Foreign affairs represent one of the few bright hopes for 2014. Secretary of State John Kerry has reached the pinnacle of his career and, concerned primarily with his legacy, has demonstrated he will act on behalf of his country without worrying about the next elections. In the last nine months, he has accomplished the unachievable.

He initiated a process with the Russians that provides the only hope of stopping the Syrian civil war before it destabilizes the entire Middle East. The interim nuclear agreement with Iran has opened the possibility of returning that key country to its normal place in history.

Restarting the Israel-Palestinian peace talks was important; keeping them alive despite desperate efforts by Israeli Prime Minister Benjamin Netanyahu and his partisans in Congress is mind-boggling.
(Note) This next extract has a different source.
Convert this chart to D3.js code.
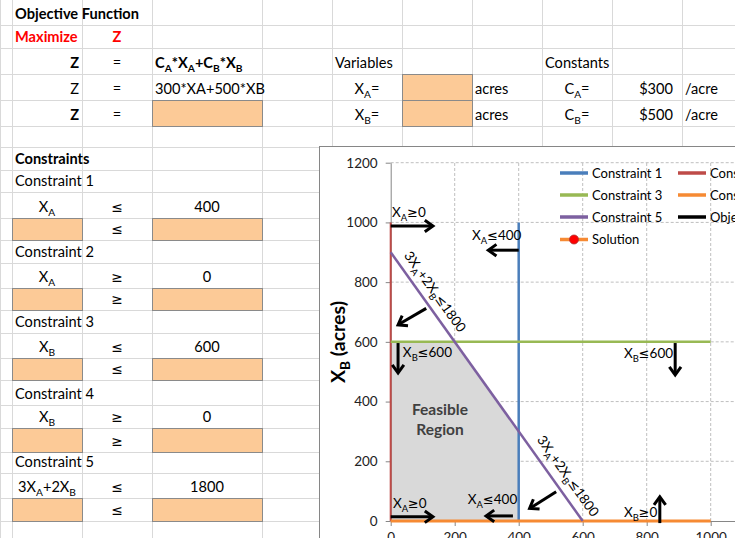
<!DOCTYPE html>
<html><head><meta charset="utf-8">
<script src="https://cdn.jsdelivr.net/npm/d3@7"></script>
<style>
html,body{margin:0;padding:0;background:#fff;}
svg{display:block;font-family:Lato,"Open Sans",sans-serif;}
</style></head>
<body>
<svg id="c" width="735" height="538"></svg>
<script>
// ---------- data ----------
const xTicks = [0, 200, 400, 600, 800, 1000, 1200];
const yTicks = [0, 200, 400, 600, 800, 1000, 1200];
const seriesNames = ["Constraint 1", "Constraint 2", "Constraint 3", "Constraint 4", "Constraint 5", "Objective Function", "Solution"];
const c1X = [400, 400], c1Y = [0, 1000];
const c2X = [0, 0],     c2Y = [0, 1000];
const c3X = [0, 1000],  c3Y = [600, 600];
const c4X = [0, 1000],  c4Y = [0, 0];
const c5X = [0, 600],   c5Y = [900, 0];
const feasibleX = [0, 0, 200, 400, 400];
const feasibleY = [0, 600, 600, 300, 0];
const constraintLabel = "3X_A+2X_B≤1800";
const labelXAge = "X_A≥0", labelXAle = "X_A≤400", labelXBle = "X_B≤600", labelXBge = "X_B≥0";

// spreadsheet content
const rowEdges = [-2, 25, 48, 74, 100, 126, 147, 170, 192, 218, 240, 263, 288, 310, 333, 358, 380, 405, 428, 452, 473, 498, 521, 545];
const colEdges = [0, 12, 82, 152, 262, 332, 402, 472, 542, 612, 682, 752];
// [row, col, text, align, bold, color]
const cells = [
  [0, 1, "Objective Function", "start", true],
  [1, 1, "Maximize", "start", true, "#ff0000"],
  [1, 2, "Z", "middle", true, "#ff0000"],
  [2, 1, "Z", "end", true], [2, 2, "=", "middle"], [2, 3, "C_A*X_A+C_B*X_B", "start", true],
  [2, 5, "Variables", "start"], [2, 8, "Constants", "start"],
  [3, 1, "Z", "end"], [3, 2, "=", "middle"], [3, 3, "300*XA+500*XB", "start"],
  [3, 5, "X_A=", "middle"], [3, 7, "acres", "start"], [3, 8, "C_A=", "middle"], [3, 9, "$300", "end"], [3, 10, "/acre", "start"],
  [4, 1, "Z", "end", true], [4, 2, "=", "middle"],
  [4, 5, "X_B=", "middle"], [4, 7, "acres", "start"], [4, 8, "C_B=", "middle"], [4, 9, "$500", "end"], [4, 10, "/acre", "start"],
  [6, 1, "Constraints", "start", true],
  [7, 1, "Constraint 1", "start"],
  [8, 1, "X_A", "middle"], [8, 2, "≤", "middle"], [8, 3, "400", "middle"],
  [9, 2, "≤", "middle"],
  [10, 1, "Constraint 2", "start"],
  [11, 1, "X_A", "middle"], [11, 2, "≥", "middle"], [11, 3, "0", "middle"],
  [12, 2, "≥", "middle"],
  [13, 1, "Constraint 3", "start"],
  [14, 1, "X_B", "middle"], [14, 2, "≤", "middle"], [14, 3, "600", "middle"],
  [15, 2, "≤", "middle"],
  [16, 1, "Constraint 4", "start"],
  [17, 1, "X_B", "middle"], [17, 2, "≥", "middle"], [17, 3, "0", "middle"],
  [18, 2, "≥", "middle"],
  [19, 1, "Constraint 5", "start"],
  [20, 1, "3X_A+2X_B", "middle"], [20, 2, "≤", "middle"], [20, 3, "1800", "middle"],
  [21, 2, "≤", "middle"]
];
const orangeCells = [[4,3],[3,6],[4,6],[9,1],[9,3],[12,1],[12,3],[15,1],[15,3],[18,1],[18,3],[21,1],[21,3]];

// ---------- helpers ----------
const svg = d3.select("#c");
function rich(t, str, size) {
  const parts = str.split(/(_[A-Za-z]|[≤≥])/).filter(s => s.length);
  let sub = false;
  parts.forEach(p => {
    if (p[0] === "_" && p.length === 2) {
      t.append("tspan").attr("dy", size * 0.28).attr("font-size", size * 0.7).text(p.slice(1));
      sub = true;
    } else if (p === "≤" || p === "≥") {
      t.append("tspan").attr("dy", sub ? -size * 0.28 : 0)
        .attr("font-family", "'DejaVu Sans',sans-serif").attr("font-weight", "normal")
        .attr("font-size", size * 0.95).text(p);
      sub = false;
    } else {
      t.append("tspan").attr("dy", sub ? -size * 0.28 : 0).text(p);
      sub = false;
    }
  });
  return t;
}

// ---------- spreadsheet ----------
svg.append("rect").attr("width", 735).attr("height", 538).attr("fill", "#fff");
const grid = svg.append("g").attr("stroke", "#d9d9d9").attr("stroke-width", 1);
rowEdges.forEach(r => grid.append("line").attr("x1", 0).attr("x2", 735).attr("y1", r + 0.5).attr("y2", r + 0.5));
colEdges.forEach(c => grid.append("line").attr("y1", 0).attr("y2", 538).attr("x1", c + 0.5).attr("x2", c + 0.5));

svg.append("g").selectAll("rect").data(orangeCells).join("rect")
  .attr("x", d => colEdges[d[1]] + 0.5).attr("y", d => rowEdges[d[0]] + 0.5)
  .attr("width", d => colEdges[d[1] + 1] - colEdges[d[1]])
  .attr("height", d => rowEdges[d[0] + 1] - rowEdges[d[0]])
  .attr("fill", "#fcca97").attr("stroke", "#8a8a8a");

const fs = 14.6;
cells.forEach(([r, c, txt, al, bold, col]) => {
  const x0 = colEdges[c], x1 = colEdges[c + 1];
  const x = al === "start" ? x0 + 3 : al === "end" ? x1 - 3 - (c === 9 ? 6 : 0) : (x0 + x1) / 2;
  const t = svg.append("text").attr("x", x).attr("y", rowEdges[r + 1] - 6.5)
    .attr("text-anchor", al).attr("font-size", fs)
    .attr("font-weight", bold ? "bold" : "normal").attr("fill", col || "#000");
  rich(t, txt, fs);
});

// ---------- chart ----------
const ch = svg.append("g");
ch.append("rect").attr("x", 319.5).attr("y", 146.5).attr("width", 600).attr("height", 600)
  .attr("fill", "#fff").attr("stroke", "#868686");

const x = d3.scaleLinear().domain([0, 1200]).range([390.7, 774.7]);
const y = d3.scaleLinear().domain([0, 1200]).range([521, 162.7]);

// gridlines
ch.append("g").selectAll("line").data(yTicks.filter(v => v > 0)).join("line")
  .attr("x1", x(0)).attr("x2", x(1200)).attr("y1", d => y(d)).attr("y2", d => y(d))
  .attr("stroke", "#bfbfbf").attr("stroke-dasharray", "3,2");
ch.append("g").selectAll("line").data(xTicks.filter(v => v > 0)).join("line")
  .attr("y1", y(0)).attr("y2", y(1200)).attr("x1", d => x(d)).attr("x2", d => x(d))
  .attr("stroke", "#bfbfbf").attr("stroke-dasharray", "3,2");

// feasible region
ch.append("path").datum(d3.zip(feasibleX, feasibleY))
  .attr("d", d3.line().x(d => x(d[0])).y(d => y(d[1])).curve(d3.curveLinearClosed))
  .attr("fill", "#d9d9d9");

// axes
const fmt = d3.format("d");
const ya = ch.append("g").attr("transform", `translate(${x(0)},0)`)
  .call(d3.axisLeft(y).tickValues(yTicks).tickFormat(fmt).tickSize(5).tickSizeOuter(0).tickPadding(8));
const xa = ch.append("g").attr("transform", `translate(0,${y(0)})`)
  .call(d3.axisBottom(x).tickValues(xTicks).tickFormat(fmt).tickSize(5).tickSizeOuter(0).tickPadding(6));
[ya, xa].forEach(a => {
  a.selectAll("path,line").attr("stroke", "#868686");
  a.selectAll("text").attr("font-size", 13.5).attr("fill", "#222").attr("font-family", "Lato,sans-serif");
});

// constraint lines
const lineGen = d3.line().x(d => x(d[0])).y(d => y(d[1]));
const series = [
  { n: seriesNames[0], xs: c1X, ys: c1Y, c: "#4a7ebb", w: 2.5 },
  { n: seriesNames[1], xs: c2X, ys: c2Y, c: "#be4b48", w: 2 },
  { n: seriesNames[2], xs: c3X, ys: c3Y, c: "#98b954", w: 2.5 },
  { n: seriesNames[3], xs: c4X, ys: c4Y, c: "#f68a33", w: 2.8 },
  { n: seriesNames[4], xs: c5X, ys: c5Y, c: "#7d60a0", w: 2.5 }
];
series.forEach(s => {
  ch.append("path").datum(d3.zip(s.xs, s.ys)).attr("d", lineGen)
    .attr("fill", "none").attr("stroke", s.c).attr("stroke-width", s.w);
});

// axis title
const yt = ch.append("text").attr("transform", "translate(345,342) rotate(-90)")
  .attr("text-anchor", "middle").attr("font-size", 19.5).attr("font-weight", "bold").attr("fill", "#000");
rich(yt, "X_B (acres)", 19.5);

// legend
const legendCols = [560, 678];
const legendRows = [173, 195, 217, 239.5];
const legendColors = ["#4a7ebb", "#be4b48", "#98b954", "#f68a33", "#7d60a0", "#000000", "#f68a33"];
const lg = ch.append("g");
seriesNames.forEach((n, i) => {
  const cx = legendCols[i % 2], cy = legendRows[Math.floor(i / 2)];
  lg.append("line").attr("x1", cx).attr("x2", cx + 28).attr("y1", cy).attr("y2", cy)
    .attr("stroke", legendColors[i]).attr("stroke-width", 3.5);
  if (n === "Solution") {
    lg.append("circle").attr("cx", cx + 14).attr("cy", cy).attr("r", 4.5)
      .attr("fill", "#ff0000").attr("stroke", "#a33").attr("stroke-width", 0.8);
  }
  lg.append("text").attr("x", cx + 32).attr("y", cy + 4.5).attr("font-size", 13).attr("fill", "#000").text(n);
});

// annotations
function arrow(x1, y1, x2, y2) {
  const px1 = x(x1), py1 = y(y1), px2 = x(x2), py2 = y(y2);
  const a = Math.atan2(py2 - py1, px2 - px1);
  const L = 10, sp = 0.62;
  const g = ch.append("g").attr("stroke", "#000").attr("stroke-width", 3).attr("fill", "none");
  g.append("line").attr("x1", px1).attr("y1", py1).attr("x2", px2 - Math.cos(a) * 1.5).attr("y2", py2 - Math.sin(a) * 1.5);
  g.append("path").attr("stroke-linejoin", "miter")
    .attr("d", `M${px2 - L * Math.cos(a - sp)},${py2 - L * Math.sin(a - sp)} L${px2},${py2} L${px2 - L * Math.cos(a + sp)},${py2 - L * Math.sin(a + sp)}`);
}
function label(dx, dy, str) {
  const t = ch.append("text").attr("x", x(dx)).attr("y", y(dy)).attr("font-size", 13.5).attr("fill", "#000");
  rich(t, str, 13.5);
}
label(4, 1019, labelXAge);   arrow(0, 988, 132, 988);
label(254, 941, labelXAle);  arrow(400, 907, 305, 907);
arrow(111, 712, 23, 657);
label(38, 549, labelXBle);   arrow(23, 596, 23, 496);
label(729, 546, labelXBle);  arrow(889, 596, 889, 489);
arrow(517, 98, 434, 42);
label(7, 43, labelXAge);     arrow(0, 14, 132, 14);
label(241, 57, labelXAle);   arrow(382, 17, 298, 17);
label(729, 14, labelXBge);   arrow(841, -7, 841, 81);

// rotated constraint labels along the constraint 5 line
const ang = Math.atan2(y(c5Y[1]) - y(c5Y[0]), x(c5X[1]) - x(c5X[0])) * 180 / Math.PI;
[[105, -8.5], [518, -9.5]].forEach(([dx, off]) => {
  const dy = (1800 - 3 * dx) / 2;
  const t = ch.append("text").attr("transform", `translate(${x(dx)},${y(dy)}) rotate(${ang})`)
    .attr("x", 0).attr("y", off).attr("text-anchor", "middle").attr("font-size", 13.5).attr("fill", "#000");
  rich(t, constraintLabel, 13.5);
});

// feasible region label
const fr = ch.append("text").attr("text-anchor", "middle").attr("font-size", 15.5)
  .attr("font-weight", "bold").attr("fill", "#404040");
fr.append("tspan").attr("x", x(154)).attr("y", y(355)).text("Feasible");
fr.append("tspan").attr("x", x(154)).attr("y", y(288)).text("Region");
</script>
</body></html>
With luck, we have a 50-50 chance of real progress in those three areas by the end of 2014. No one could have predicted that a year ago.

Finally, alas poor Greece. An 18th Century French diplomat speaking of the Bourbons could be describing 2013 Greece. “They have learned nothing and forgotten nothing.”

Rolling over a debt Greece cannot repay while a small coterie of corrupt businessmen and corrupt union leaders control a political system dependent on them for its survival will prevent any chance of recovery. If elections were to be held in 2014, SYRIZA and Golden Dawn could well win two of the three top spots.

Hopefully, the fear of such an outcome may change enough minds in Greece (and Europe) to bring about the radical changes needed to rescue the Old Country.

Hang on, this will be a roller coaster year.